Die Spannung stieg, als sich Konrad aus dem Publikum einschaltete: „Zu Mozarts Zeit waren Opern immer Events, mit Essen, Trinken und Szenenapplaus wie im Jazz. Wenn ich ein Konzert kriege mit toller Landschaft und ein Glas Sekt dazu – nur her damit!“
Fatale deutsche Idee
Die „fatale deutsche Idee der Kunstreligion“ beherrsche uns seit dem 19. Jahrhundert: Konzerthallen als Andachtsräume, Lauschen mit geschlossenen Augen, Konzertroben als kunstpriesterliches Gewand, Künstler als Geistliche. „So lange das noch in uns steckt, werden wir uns weiter empören über Dinge wie ,unangemessenen‘ Zwischenapplaus.“
Sonst vieles, was so oder so ähnlich schon oft diskutiert wurde: Was ist schön, was hässlich?
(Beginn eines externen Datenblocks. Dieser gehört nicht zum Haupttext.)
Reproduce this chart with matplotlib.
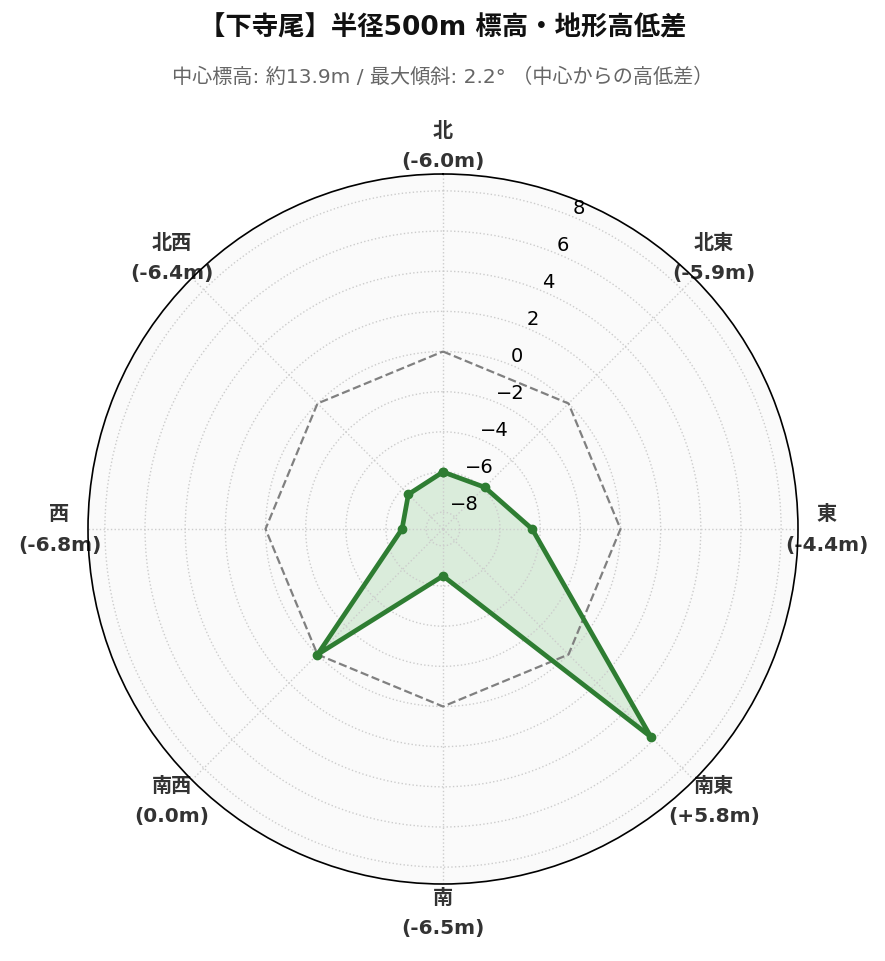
import numpy as np
import matplotlib
matplotlib.use("Agg")
import matplotlib.pyplot as plt

plt.rcParams['font.family'] = ['DejaVu Sans', 'Noto Sans CJK JP']

directions = ['北', '北東', '東', '南東', '南', '南西', '西', '北西']
diffs = [-6.0, -5.9, -4.4, 5.8, -6.5, 0.0, -6.8, -6.4]
rticks = [-8, -6, -4, -2, 0, 2, 4, 6, 8]
title = '【下寺尾】半径500m 標高・地形高低差'
subtitle = '中心標高: 約13.9m / 最大傾斜: 2.2° （中心からの高低差）'

fig = plt.figure(figsize=(8.85, 9.62), dpi=100)
ax = fig.add_axes([88/885, 77/962, 710/885, 710/962], projection='polar')
ax.set_theta_offset(np.pi/2)
ax.set_theta_direction(-1)
ax.set_facecolor('#fafafa')

n = len(directions)
angles = np.arange(n) * 2*np.pi/n
ang_c = np.append(angles, angles[0])
vals_c = np.append(diffs, diffs[0])

lim = max(abs(v) for v in diffs) * 1.3
ax.set_ylim(-lim, lim)

ax.plot(ang_c, np.zeros_like(ang_c), color='gray', linestyle='--', linewidth=1.6)
ax.fill(ang_c, vals_c, color='#4caf50', alpha=0.18)
ax.plot(ang_c, vals_c, color='#2e7d32', linewidth=3.4, marker='o', markersize=6)

ax.set_xticks(angles)
labels = [f"{d}\n({v:+.1f}m)" if v > 0 else f"{d}\n({v:.1f}m)" for d, v in zip(directions, diffs)]
ax.set_xticklabels(labels, fontsize=14.5, fontweight='bold', color='#333333', linespacing=1.75)
ax.tick_params(axis='x', pad=10)
ax.set_yticks(rticks)
ax.set_yticklabels([f"{t}".replace('-', '\u2212') for t in rticks], fontsize=14)
ax.set_rlabel_position(22.5)
ax.grid(True, color='#cccccc', linestyle=':', linewidth=1.0)
ax.spines['polar'].set_color('black')
ax.spines['polar'].set_linewidth(1.2)

fig.text(0.5, 1 - 28/962, title, ha='center', va='center', fontsize=19, fontweight='bold', color='#111111')
fig.text(0.5, 1 - 77/962, subtitle, ha='center', va='center', fontsize=14.5, color='#666666')

fig.savefig('out.png', dpi=100)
Sollte man das Publikum mit Neuer Musik „zwangsbeglücken“? Was verkauft sich gut? Vielleicht könnte Annette Reisingers Wunsch, Neuer Musik nicht permanent eine Sonderstellung aufzunötigen, sondern sie organisch in „normale“ Programme einzubinden, ein Lösungsansatz sein.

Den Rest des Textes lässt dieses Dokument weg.